# Set exercise:
Skip pictures; extract every line from the one with "What Apache ECharts" through the one with "var gridColor = '#a0a0a0';", exactly as written.

# Supplied information:

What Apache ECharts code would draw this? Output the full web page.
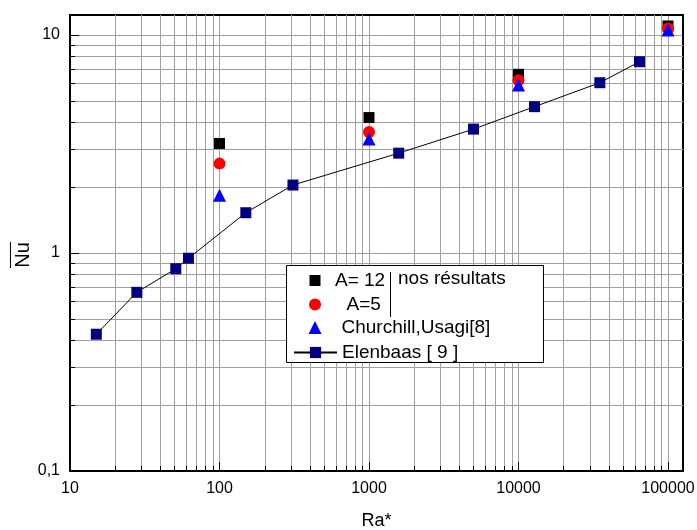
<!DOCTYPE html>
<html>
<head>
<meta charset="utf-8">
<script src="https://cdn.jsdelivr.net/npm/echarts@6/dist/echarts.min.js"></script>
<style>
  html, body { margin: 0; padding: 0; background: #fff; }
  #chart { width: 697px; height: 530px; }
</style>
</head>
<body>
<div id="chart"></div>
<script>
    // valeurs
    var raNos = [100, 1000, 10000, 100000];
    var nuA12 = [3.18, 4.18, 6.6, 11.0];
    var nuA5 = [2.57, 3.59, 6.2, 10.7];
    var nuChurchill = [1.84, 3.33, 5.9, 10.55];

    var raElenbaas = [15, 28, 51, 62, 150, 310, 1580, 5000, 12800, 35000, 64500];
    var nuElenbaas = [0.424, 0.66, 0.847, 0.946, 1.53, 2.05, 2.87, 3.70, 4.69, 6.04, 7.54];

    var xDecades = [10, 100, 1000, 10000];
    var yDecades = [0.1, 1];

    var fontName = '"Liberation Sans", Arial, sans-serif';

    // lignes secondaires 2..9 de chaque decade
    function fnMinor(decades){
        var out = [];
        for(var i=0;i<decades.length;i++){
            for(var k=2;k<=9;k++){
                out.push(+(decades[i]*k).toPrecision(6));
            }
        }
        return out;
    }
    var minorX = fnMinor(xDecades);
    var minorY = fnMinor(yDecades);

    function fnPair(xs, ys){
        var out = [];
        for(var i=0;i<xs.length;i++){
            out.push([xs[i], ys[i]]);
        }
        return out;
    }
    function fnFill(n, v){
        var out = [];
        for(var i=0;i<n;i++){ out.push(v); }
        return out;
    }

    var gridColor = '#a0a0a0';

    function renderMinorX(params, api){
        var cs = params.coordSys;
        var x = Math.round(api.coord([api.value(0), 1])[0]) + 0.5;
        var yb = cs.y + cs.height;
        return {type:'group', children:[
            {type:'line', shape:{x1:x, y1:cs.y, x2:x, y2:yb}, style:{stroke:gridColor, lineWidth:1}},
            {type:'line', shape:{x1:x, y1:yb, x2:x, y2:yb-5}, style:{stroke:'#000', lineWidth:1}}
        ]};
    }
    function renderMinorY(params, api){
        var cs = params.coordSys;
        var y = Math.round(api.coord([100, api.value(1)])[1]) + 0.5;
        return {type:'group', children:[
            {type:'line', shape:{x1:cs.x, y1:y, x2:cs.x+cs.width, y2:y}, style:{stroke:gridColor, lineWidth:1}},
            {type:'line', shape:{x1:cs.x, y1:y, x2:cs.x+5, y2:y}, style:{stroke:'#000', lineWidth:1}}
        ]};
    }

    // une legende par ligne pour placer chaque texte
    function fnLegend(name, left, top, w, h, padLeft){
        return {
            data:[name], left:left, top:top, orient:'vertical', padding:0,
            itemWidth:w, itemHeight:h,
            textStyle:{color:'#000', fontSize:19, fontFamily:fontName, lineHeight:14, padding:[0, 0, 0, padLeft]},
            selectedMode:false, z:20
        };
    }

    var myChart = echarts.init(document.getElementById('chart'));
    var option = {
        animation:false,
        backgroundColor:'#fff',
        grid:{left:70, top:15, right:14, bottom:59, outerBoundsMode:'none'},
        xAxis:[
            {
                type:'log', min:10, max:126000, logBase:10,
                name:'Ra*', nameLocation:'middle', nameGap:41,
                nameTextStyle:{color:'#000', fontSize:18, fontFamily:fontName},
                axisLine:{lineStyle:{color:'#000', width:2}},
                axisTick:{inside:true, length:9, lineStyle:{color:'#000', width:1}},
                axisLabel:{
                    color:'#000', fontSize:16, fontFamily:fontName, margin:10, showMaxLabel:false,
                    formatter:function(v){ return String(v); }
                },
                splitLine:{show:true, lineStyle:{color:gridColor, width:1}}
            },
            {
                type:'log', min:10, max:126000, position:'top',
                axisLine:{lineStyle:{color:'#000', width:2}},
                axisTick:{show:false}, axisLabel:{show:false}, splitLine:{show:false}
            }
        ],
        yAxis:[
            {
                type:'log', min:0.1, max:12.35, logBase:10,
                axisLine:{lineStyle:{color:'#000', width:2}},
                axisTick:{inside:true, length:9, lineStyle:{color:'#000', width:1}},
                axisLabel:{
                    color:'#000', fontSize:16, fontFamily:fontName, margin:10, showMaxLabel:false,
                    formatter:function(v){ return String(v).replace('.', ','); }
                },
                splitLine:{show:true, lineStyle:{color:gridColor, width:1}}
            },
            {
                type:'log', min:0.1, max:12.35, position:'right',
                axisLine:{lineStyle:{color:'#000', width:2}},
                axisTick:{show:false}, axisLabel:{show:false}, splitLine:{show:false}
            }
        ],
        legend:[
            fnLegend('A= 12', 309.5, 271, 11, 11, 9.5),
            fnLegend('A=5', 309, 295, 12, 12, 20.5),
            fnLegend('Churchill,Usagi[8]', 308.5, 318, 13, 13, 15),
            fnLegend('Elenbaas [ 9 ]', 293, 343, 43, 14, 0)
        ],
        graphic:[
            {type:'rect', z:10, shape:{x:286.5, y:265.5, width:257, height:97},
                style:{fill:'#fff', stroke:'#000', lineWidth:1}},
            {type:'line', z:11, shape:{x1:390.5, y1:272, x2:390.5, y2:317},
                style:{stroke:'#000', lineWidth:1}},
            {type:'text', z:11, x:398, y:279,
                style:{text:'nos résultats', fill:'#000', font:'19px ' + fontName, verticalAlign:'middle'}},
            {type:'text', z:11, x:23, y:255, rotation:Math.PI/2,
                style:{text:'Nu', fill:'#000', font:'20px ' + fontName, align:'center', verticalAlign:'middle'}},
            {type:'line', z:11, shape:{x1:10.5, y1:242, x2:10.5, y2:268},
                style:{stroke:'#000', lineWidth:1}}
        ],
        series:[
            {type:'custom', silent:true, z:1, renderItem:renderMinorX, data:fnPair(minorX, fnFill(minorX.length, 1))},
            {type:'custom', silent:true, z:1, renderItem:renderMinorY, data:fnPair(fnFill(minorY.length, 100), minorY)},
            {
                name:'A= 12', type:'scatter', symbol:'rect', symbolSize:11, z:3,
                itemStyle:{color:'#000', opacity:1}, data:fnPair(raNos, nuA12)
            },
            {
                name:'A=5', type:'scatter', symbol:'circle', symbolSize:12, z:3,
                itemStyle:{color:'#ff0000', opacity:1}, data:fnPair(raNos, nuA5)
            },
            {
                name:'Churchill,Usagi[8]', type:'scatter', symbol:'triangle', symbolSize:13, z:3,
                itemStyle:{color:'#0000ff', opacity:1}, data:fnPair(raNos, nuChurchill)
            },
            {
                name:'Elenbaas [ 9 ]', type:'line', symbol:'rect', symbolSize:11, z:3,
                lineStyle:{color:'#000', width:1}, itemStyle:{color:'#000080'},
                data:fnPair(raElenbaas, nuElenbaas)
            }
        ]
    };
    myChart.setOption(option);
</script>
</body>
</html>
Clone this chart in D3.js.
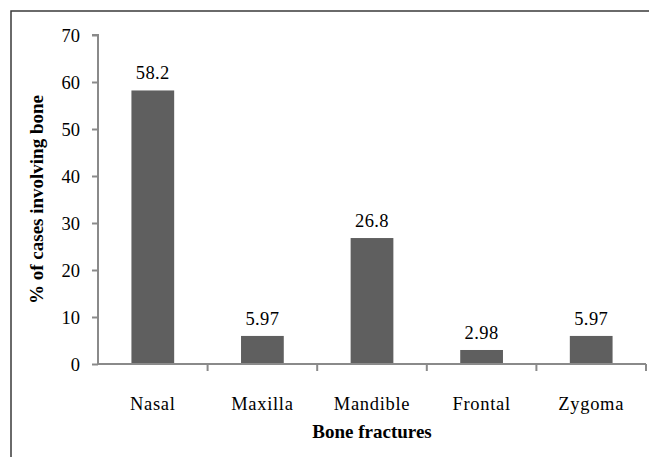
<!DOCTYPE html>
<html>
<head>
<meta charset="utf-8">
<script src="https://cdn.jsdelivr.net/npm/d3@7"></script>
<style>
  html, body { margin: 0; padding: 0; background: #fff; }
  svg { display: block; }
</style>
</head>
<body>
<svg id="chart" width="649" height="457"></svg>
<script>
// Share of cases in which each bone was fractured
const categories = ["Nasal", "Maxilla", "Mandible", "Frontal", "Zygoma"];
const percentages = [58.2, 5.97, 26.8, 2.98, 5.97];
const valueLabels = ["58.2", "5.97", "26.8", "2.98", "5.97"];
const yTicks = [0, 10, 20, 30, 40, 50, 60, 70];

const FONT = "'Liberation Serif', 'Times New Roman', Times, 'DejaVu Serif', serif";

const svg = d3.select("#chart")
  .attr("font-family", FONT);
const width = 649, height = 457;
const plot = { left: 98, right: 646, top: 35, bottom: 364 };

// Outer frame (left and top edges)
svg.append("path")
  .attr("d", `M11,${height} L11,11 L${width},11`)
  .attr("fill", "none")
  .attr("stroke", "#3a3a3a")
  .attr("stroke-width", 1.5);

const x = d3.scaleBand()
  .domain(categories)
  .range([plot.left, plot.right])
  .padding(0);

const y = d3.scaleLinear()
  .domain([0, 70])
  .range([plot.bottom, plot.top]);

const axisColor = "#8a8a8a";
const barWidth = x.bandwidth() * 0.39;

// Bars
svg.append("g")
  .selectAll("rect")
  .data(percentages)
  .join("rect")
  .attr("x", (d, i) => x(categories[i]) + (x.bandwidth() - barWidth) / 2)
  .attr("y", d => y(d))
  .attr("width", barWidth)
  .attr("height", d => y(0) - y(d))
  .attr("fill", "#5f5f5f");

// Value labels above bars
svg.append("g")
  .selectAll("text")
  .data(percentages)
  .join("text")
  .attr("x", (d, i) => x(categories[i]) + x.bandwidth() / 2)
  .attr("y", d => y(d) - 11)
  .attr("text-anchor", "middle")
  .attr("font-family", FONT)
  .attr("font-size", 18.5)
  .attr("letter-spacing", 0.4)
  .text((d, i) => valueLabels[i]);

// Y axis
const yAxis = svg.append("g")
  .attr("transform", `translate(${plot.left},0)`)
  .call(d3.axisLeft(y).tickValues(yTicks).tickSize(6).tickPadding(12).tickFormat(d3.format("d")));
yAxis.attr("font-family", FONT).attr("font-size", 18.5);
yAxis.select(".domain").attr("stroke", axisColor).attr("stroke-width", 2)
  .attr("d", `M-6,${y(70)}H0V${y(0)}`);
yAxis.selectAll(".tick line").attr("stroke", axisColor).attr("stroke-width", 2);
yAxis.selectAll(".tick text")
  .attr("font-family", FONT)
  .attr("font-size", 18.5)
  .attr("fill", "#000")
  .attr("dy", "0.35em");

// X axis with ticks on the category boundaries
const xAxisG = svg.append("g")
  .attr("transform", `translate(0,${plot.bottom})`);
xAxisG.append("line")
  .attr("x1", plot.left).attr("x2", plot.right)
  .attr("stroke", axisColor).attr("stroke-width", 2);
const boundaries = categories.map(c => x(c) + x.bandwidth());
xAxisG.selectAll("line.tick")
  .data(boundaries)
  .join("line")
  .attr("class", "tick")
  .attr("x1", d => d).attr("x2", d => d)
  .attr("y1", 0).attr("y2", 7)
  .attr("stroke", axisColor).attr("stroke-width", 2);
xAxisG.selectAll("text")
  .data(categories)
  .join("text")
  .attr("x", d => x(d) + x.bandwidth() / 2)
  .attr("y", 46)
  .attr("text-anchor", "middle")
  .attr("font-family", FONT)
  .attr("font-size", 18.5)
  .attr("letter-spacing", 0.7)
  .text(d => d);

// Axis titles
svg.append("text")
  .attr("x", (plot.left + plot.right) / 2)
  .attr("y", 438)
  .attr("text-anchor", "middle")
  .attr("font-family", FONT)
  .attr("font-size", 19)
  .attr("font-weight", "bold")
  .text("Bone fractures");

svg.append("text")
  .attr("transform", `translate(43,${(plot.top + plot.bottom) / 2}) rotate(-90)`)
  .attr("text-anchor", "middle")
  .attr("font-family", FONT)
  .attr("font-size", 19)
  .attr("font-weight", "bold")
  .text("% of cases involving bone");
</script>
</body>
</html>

* * *

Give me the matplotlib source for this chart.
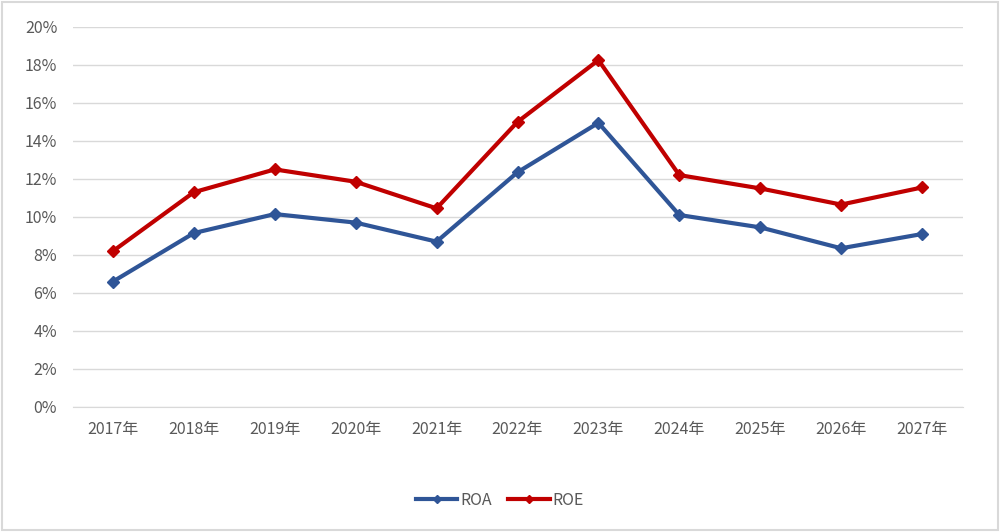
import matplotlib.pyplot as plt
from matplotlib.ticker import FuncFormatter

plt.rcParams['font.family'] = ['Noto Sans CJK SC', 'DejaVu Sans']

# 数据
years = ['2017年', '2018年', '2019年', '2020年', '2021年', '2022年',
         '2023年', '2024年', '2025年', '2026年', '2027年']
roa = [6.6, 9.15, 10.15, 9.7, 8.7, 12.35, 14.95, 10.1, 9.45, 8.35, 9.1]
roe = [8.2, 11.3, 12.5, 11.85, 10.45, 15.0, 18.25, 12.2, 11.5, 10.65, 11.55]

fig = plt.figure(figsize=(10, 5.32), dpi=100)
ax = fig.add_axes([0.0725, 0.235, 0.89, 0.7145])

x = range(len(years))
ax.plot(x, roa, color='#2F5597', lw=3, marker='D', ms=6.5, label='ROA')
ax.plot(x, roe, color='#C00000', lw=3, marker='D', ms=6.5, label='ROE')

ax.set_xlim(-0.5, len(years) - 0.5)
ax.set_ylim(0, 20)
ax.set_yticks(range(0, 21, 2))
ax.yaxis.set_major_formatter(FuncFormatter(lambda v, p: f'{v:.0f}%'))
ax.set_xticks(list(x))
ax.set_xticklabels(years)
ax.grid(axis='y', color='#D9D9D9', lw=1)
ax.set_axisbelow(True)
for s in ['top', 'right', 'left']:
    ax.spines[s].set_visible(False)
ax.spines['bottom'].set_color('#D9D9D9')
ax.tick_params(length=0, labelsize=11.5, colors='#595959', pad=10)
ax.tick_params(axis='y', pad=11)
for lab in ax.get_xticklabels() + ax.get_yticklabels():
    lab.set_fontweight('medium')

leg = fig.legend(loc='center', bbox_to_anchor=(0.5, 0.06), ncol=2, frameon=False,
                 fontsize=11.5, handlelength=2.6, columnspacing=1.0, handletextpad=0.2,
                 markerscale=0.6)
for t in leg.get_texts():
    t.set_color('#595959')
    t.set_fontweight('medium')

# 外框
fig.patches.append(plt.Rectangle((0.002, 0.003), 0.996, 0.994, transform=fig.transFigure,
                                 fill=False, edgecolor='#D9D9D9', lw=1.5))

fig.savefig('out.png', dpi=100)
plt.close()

...

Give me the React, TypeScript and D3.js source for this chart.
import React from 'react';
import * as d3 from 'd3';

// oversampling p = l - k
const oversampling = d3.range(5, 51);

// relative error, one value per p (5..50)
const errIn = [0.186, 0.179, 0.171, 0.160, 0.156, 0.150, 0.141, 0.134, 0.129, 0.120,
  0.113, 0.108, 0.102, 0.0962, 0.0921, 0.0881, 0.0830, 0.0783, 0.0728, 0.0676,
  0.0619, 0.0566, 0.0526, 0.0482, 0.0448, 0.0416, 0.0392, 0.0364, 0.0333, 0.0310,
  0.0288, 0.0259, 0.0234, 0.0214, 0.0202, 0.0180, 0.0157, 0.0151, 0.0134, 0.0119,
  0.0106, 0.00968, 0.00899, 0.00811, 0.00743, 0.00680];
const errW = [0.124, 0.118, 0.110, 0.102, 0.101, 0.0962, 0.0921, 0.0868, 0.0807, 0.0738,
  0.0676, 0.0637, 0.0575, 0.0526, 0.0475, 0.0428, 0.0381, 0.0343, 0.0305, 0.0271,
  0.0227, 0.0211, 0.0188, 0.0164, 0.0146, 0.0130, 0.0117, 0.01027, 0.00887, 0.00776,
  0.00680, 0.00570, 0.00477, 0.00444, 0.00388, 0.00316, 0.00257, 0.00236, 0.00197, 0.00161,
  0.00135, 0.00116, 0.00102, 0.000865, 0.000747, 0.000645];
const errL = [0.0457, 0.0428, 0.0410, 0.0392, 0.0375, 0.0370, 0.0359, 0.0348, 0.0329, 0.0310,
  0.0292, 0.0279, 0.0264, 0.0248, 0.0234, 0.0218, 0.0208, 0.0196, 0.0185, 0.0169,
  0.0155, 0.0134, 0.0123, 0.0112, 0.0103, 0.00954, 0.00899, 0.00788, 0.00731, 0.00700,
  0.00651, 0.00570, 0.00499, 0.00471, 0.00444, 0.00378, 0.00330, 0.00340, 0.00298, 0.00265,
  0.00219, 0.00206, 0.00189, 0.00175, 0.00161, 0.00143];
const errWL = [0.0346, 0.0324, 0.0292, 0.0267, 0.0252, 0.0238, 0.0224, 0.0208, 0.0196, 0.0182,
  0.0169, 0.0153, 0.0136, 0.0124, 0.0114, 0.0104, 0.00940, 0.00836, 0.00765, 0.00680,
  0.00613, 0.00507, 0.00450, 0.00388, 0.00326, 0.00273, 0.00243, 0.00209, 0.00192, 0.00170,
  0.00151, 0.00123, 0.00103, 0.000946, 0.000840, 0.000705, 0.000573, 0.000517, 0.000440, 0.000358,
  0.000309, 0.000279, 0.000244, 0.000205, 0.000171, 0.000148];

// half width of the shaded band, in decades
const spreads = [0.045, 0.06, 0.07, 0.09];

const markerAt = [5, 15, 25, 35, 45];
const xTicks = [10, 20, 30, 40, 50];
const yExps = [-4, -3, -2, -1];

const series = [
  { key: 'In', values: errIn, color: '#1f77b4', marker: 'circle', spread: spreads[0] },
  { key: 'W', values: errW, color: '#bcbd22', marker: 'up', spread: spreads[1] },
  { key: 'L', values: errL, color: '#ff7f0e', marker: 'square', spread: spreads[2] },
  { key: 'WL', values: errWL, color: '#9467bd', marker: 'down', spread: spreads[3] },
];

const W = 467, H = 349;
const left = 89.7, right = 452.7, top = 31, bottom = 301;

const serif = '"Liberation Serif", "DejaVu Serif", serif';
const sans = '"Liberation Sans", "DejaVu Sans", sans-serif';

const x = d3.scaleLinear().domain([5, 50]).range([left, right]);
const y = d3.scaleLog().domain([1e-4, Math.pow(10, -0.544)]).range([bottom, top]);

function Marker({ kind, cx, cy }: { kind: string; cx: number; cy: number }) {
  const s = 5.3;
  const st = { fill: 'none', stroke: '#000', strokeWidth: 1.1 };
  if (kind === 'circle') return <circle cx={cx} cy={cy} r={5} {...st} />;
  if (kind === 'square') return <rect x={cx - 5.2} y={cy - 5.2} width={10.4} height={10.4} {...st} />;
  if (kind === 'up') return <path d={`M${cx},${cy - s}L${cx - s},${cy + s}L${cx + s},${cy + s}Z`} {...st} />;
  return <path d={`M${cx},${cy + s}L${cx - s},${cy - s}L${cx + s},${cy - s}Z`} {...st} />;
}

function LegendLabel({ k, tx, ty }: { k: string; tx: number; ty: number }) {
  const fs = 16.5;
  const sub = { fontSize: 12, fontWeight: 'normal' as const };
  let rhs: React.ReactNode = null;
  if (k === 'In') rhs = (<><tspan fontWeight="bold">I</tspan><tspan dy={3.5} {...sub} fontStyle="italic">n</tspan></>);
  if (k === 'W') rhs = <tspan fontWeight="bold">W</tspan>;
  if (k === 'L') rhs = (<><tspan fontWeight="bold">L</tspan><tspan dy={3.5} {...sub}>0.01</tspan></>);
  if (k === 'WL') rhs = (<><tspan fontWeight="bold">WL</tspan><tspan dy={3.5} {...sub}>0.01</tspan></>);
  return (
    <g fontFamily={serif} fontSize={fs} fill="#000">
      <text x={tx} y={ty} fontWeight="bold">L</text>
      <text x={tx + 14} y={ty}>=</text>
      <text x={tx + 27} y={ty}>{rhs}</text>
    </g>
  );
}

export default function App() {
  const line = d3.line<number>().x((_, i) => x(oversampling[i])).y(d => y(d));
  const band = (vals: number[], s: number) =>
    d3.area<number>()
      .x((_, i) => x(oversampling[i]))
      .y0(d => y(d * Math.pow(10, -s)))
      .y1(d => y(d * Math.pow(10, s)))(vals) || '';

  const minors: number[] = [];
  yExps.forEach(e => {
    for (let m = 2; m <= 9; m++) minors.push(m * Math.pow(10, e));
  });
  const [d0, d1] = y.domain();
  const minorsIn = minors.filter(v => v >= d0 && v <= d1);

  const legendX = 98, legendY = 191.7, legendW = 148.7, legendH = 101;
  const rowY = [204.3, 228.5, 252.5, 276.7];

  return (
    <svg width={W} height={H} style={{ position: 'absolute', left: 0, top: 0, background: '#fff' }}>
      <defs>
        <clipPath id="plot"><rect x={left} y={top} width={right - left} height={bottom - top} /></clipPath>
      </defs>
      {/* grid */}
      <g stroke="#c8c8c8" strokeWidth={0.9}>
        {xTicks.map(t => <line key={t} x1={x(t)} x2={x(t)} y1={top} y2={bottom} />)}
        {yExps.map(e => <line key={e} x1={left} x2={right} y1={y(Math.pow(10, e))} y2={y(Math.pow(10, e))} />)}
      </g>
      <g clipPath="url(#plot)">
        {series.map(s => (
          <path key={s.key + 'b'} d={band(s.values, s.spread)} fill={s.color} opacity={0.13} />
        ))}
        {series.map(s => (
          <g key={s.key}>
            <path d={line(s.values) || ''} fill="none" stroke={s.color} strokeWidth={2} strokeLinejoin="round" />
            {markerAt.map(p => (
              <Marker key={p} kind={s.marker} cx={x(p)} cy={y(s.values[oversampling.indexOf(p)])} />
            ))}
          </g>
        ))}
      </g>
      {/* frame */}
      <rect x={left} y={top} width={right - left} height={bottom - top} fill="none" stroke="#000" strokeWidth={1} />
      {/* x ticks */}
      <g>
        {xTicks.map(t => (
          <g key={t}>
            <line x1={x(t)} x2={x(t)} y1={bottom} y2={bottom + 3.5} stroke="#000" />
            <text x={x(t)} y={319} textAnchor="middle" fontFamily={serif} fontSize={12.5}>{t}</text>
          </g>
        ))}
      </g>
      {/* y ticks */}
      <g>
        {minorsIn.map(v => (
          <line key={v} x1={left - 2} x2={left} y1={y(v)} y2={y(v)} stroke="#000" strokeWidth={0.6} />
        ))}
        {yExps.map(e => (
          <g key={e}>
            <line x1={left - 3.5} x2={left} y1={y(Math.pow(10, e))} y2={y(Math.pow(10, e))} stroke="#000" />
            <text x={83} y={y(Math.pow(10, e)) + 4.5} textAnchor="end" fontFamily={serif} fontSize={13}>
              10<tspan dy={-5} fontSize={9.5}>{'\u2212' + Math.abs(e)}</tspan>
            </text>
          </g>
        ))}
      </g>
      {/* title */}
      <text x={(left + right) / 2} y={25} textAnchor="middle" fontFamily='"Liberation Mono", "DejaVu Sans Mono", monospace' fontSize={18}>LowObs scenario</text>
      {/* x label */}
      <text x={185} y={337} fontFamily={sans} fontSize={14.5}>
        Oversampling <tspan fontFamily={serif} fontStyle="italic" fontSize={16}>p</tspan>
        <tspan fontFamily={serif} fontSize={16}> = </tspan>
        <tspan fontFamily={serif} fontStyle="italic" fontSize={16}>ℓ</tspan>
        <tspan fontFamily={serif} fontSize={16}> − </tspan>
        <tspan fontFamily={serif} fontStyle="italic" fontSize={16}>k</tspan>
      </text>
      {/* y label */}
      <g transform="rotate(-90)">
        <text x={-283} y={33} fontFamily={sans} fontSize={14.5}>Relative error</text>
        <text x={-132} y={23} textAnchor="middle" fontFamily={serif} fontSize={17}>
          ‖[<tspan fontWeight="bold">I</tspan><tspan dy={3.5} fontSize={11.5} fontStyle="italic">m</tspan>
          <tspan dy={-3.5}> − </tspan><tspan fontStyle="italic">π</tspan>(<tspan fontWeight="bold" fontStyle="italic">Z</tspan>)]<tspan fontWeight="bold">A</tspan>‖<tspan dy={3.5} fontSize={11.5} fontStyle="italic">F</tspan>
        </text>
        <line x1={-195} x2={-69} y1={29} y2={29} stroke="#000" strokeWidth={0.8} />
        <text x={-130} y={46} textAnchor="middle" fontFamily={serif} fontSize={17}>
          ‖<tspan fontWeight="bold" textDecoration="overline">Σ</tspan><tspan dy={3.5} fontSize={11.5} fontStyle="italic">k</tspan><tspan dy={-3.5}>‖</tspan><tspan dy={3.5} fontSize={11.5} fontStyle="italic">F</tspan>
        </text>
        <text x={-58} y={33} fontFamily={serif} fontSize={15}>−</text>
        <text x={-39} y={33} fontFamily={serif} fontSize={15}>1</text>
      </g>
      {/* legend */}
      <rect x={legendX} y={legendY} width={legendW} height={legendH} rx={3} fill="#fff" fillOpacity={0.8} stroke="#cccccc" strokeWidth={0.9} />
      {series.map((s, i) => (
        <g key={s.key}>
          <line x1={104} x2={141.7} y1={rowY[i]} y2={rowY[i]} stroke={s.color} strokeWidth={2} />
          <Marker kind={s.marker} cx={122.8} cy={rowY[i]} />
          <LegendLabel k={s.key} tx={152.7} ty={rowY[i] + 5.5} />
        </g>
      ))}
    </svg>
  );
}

# Solved problem:
What Apache ECharts code would draw this? Output the full web page.
<!DOCTYPE html>
<html>
<head>
<meta charset="utf-8">
<script src="https://cdn.jsdelivr.net/npm/echarts@6/dist/echarts.min.js"></script>
<style>
  html, body { margin: 0; padding: 0; background: #fff; }
  #chart { width: 697px; height: 530px; }
</style>
</head>
<body>
<div id="chart"></div>
<script>
    // valeurs
    var raNos = [100, 1000, 10000, 100000];
    var nuA12 = [3.18, 4.18, 6.6, 11.0];
    var nuA5 = [2.57, 3.59, 6.2, 10.7];
    var nuChurchill = [1.84, 3.33, 5.9, 10.55];

    var raElenbaas = [15, 28, 51, 62, 150, 310, 1580, 5000, 12800, 35000, 64500];
    var nuElenbaas = [0.424, 0.66, 0.847, 0.946, 1.53, 2.05, 2.87, 3.70, 4.69, 6.04, 7.54];

    var xDecades = [10, 100, 1000, 10000];
    var yDecades = [0.1, 1];

    var fontName = '"Liberation Sans", Arial, sans-serif';

    // lignes secondaires 2..9 de chaque decade
    function fnMinor(decades){
        var out = [];
        for(var i=0;i<decades.length;i++){
            for(var k=2;k<=9;k++){
                out.push(+(decades[i]*k).toPrecision(6));
            }
        }
        return out;
    }
    var minorX = fnMinor(xDecades);
    var minorY = fnMinor(yDecades);

    function fnPair(xs, ys){
        var out = [];
        for(var i=0;i<xs.length;i++){
            out.push([xs[i], ys[i]]);
        }
        return out;
    }
    function fnFill(n, v){
        var out = [];
        for(var i=0;i<n;i++){ out.push(v); }
        return out;
    }

    var gridColor = '#a0a0a0';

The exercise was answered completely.